Data shown:
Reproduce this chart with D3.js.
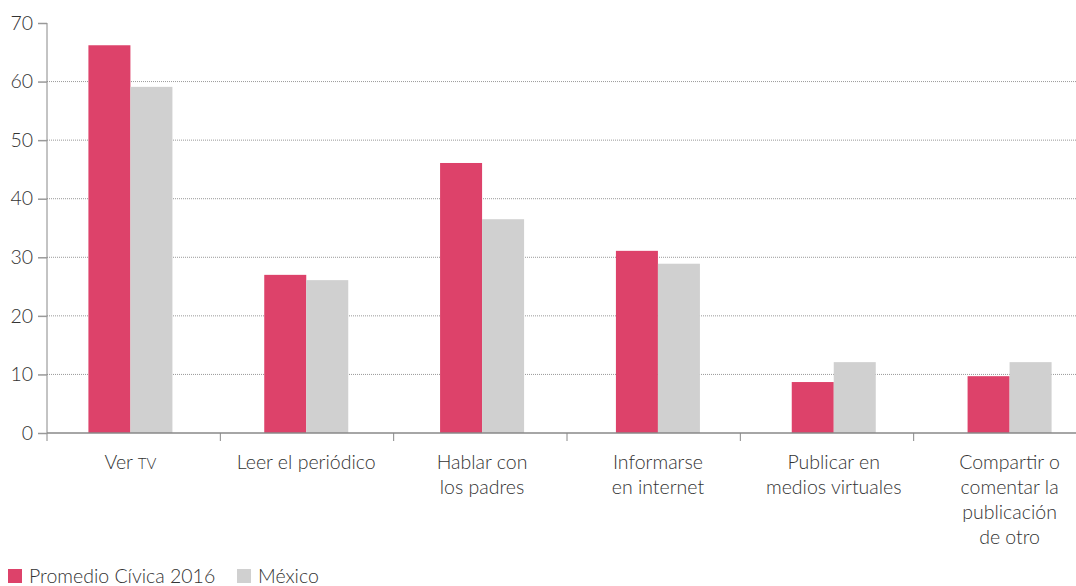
<!DOCTYPE html>
<html><head><meta charset="utf-8">
<script src="https://cdn.jsdelivr.net/npm/d3@7"></script>
<style>body{margin:0;background:#fff}svg{display:block;font-family:Lato,"Open Sans",sans-serif;font-weight:300}</style>
</head><body><svg id="c" width="1076" height="586"></svg>
<script>
const categories = ["Ver TV","Leer el periódico","Hablar con los padres","Informarse en internet","Publicar en medios virtuales","Compartir o comentar la publicación de otro"];
const labelLines = [["Ver TV"],["Leer el periódico"],["Hablar con","los padres"],["Informarse","en internet"],["Publicar en","medios virtuales"],["Compartir o","comentar la","publicación","de otro"]];
const seriesNames = ["Promedio Cívica 2016","México"];
const promedio = [66.2,27.0,46.1,31.1,8.7,9.7];
const mexico = [59.1,26.1,36.5,28.9,12.1,12.1];
const yTicks = [0,10,20,30,40,50,60,70];
const colors = ["#DD426A","#D0D0D0"];

const svg = d3.select("#c");
const x0 = 47, y0 = 433, yTop = 23;
const y = d3.scaleLinear().domain([0,70]).range([y0,yTop]);
const x = d3.scaleBand().domain(categories).range([44,1099]).paddingInner(0).paddingOuter(0);
const xTick = d3.scaleBand().domain(categories).range([47,1087]);
const xs = d3.scaleBand().domain(seriesNames).range([0,84]);
const groupOffset = (x.bandwidth()-84)/2 - 1.5;

// gridlines
svg.append("g").selectAll("line").data(yTicks.filter(t=>t>0&&t<70)).join("line")
  .attr("x1",x0).attr("x2",1076).attr("y1",d=>y(d)).attr("y2",d=>y(d))
  .attr("stroke","#999").attr("stroke-width",1).attr("stroke-dasharray","1,1");

// bars
const data = [promedio, mexico];
categories.forEach((c,i)=>{
  seriesNames.forEach((s,j)=>{
    svg.append("rect")
      .attr("x", x(c)+groupOffset+xs(s))
      .attr("width", xs.bandwidth())
      .attr("y", y(data[j][i]))
      .attr("height", y0 - y(data[j][i]))
      .attr("fill", colors[j]);
  });
});

// y axis
const ya = svg.append("g").attr("transform",`translate(${x0},0)`)
  .call(d3.axisLeft(y).tickValues(yTicks).tickSize(9).tickPadding(5));
ya.select(".domain").attr("stroke","#888").attr("d",`M0,${yTop}V${y0+8}`);
ya.selectAll(".tick line").attr("stroke","#999").attr("stroke-width",1.5);
ya.selectAll(".tick text").attr("fill","#333").attr("font-size",19.5).attr("font-family","Lato,sans-serif").attr("font-weight",300);

// x axis
svg.append("line").attr("x1",x0).attr("x2",1076).attr("y1",y0).attr("y2",y0).attr("stroke","#888").attr("stroke-width",1.5);
const bounds = categories.slice(1).map(c=>xTick(c));
svg.append("g").selectAll("line").data(bounds).join("line")
  .attr("x1",d=>d).attr("x2",d=>d).attr("y1",y0).attr("y2",y0+8).attr("stroke","#888").attr("stroke-width",1);

// category labels
categories.forEach((c,i)=>{
  const cx = x(c)+groupOffset+42;
  const t = svg.append("text").attr("text-anchor","middle").attr("fill","#333").attr("font-size",19.5).attr("x", cx);
  labelLines[i].forEach((ln,k)=>{
    const ts = t.append("tspan").attr("x", cx).attr("y", 469 + k*25);
    if (ln === "Ver TV") { ts.text("Ver "); ts.append("tspan").attr("font-size",15).text("TV"); }
    else ts.text(ln);
  });
});

// legend
const leg = [{x:8,tx:29},{x:237,tx:258}];
seriesNames.forEach((s,j)=>{
  svg.append("rect").attr("x",leg[j].x).attr("y",569).attr("width",14).attr("height",14).attr("fill",colors[j]);
  svg.append("text").attr("x",leg[j].tx).attr("y",583).attr("font-size",19.5).attr("fill","#333").text(s);
});
</script></body></html>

Your task:
Except for the pictures, print the data above exactly.

Completed exercise:
Reproduce this chart with D3.js.
<!DOCTYPE html>
<html><head><meta charset="utf-8">
<script src="https://cdn.jsdelivr.net/npm/d3@7"></script>
<style>body{margin:0;background:#fff}svg{display:block;font-family:Lato,"Open Sans",sans-serif;font-weight:300}</style>
</head><body><svg id="c" width="1076" height="586"></svg>
<script>
const categories = ["Ver TV","Leer el periódico","Hablar con los padres","Informarse en internet","Publicar en medios virtuales","Compartir o comentar la publicación de otro"];
const labelLines = [["Ver TV"],["Leer el periódico"],["Hablar con","los padres"],["Informarse","en internet"],["Publicar en","medios virtuales"],["Compartir o","comentar la","publicación","de otro"]];
const seriesNames = ["Promedio Cívica 2016","México"];
const promedio = [66.2,27.0,46.1,31.1,8.7,9.7];
const mexico = [59.1,26.1,36.5,28.9,12.1,12.1];
const yTicks = [0,10,20,30,40,50,60,70];
const colors = ["#DD426A","#D0D0D0"];

const svg = d3.select("#c");
const x0 = 47, y0 = 433, yTop = 23;
const y = d3.scaleLinear().domain([0,70]).range([y0,yTop]);
const x = d3.scaleBand().domain(categories).range([44,1099]).paddingInner(0).paddingOuter(0);
const xTick = d3.scaleBand().domain(categories).range([47,1087]);
const xs = d3.scaleBand().domain(seriesNames).range([0,84]);
const groupOffset = (x.bandwidth()-84)/2 - 1.5;

// gridlines
svg.append("g").selectAll("line").data(yTicks.filter(t=>t>0&&t<70)).join("line")
  .attr("x1",x0).attr("x2",1076).attr("y1",d=>y(d)).attr("y2",d=>y(d))
  .attr("stroke","#999").attr("stroke-width",1).attr("stroke-dasharray","1,1");

// bars
const data = [promedio, mexico];
categories.forEach((c,i)=>{
  seriesNames.forEach((s,j)=>{
    svg.append("rect")
      .attr("x", x(c)+groupOffset+xs(s))
      .attr("width", xs.bandwidth())
      .attr("y", y(data[j][i]))
      .attr("height", y0 - y(data[j][i]))
      .attr("fill", colors[j]);
  });
});

// y axis
const ya = svg.append("g").attr("transform",`translate(${x0},0)`)
  .call(d3.axisLeft(y).tickValues(yTicks).tickSize(9).tickPadding(5));
ya.select(".domain").attr("stroke","#888").attr("d",`M0,${yTop}V${y0+8}`);
ya.selectAll(".tick line").attr("stroke","#999").attr("stroke-width",1.5);
ya.selectAll(".tick text").attr("fill","#333").attr("font-size",19.5).attr("font-family","Lato,sans-serif").attr("font-weight",300);

// x axis
svg.append("line").attr("x1",x0).attr("x2",1076).attr("y1",y0).attr("y2",y0).attr("stroke","#888").attr("stroke-width",1.5);
const bounds = categories.slice(1).map(c=>xTick(c));
svg.append("g").selectAll("line").data(bounds).join("line")
  .attr("x1",d=>d).attr("x2",d=>d).attr("y1",y0).attr("y2",y0+8).attr("stroke","#888").attr("stroke-width",1);

// category labels
categories.forEach((c,i)=>{
  const cx = x(c)+groupOffset+42;
  const t = svg.append("text").attr("text-anchor","middle").attr("fill","#333").attr("font-size",19.5).attr("x", cx);
  labelLines[i].forEach((ln,k)=>{
    const ts = t.append("tspan").attr("x", cx).attr("y", 469 + k*25);
    if (ln === "Ver TV") { ts.text("Ver "); ts.append("tspan").attr("font-size",15).text("TV"); }
    else ts.text(ln);
  });
});

// legend
const leg = [{x:8,tx:29},{x:237,tx:258}];
seriesNames.forEach((s,j)=>{
  svg.append("rect").attr("x",leg[j].x).attr("y",569).attr("width",14).attr("height",14).attr("fill",colors[j]);
  svg.append("text").attr("x",leg[j].tx).attr("y",583).attr("font-size",19.5).attr("fill","#333").text(s);
});
</script></body></html>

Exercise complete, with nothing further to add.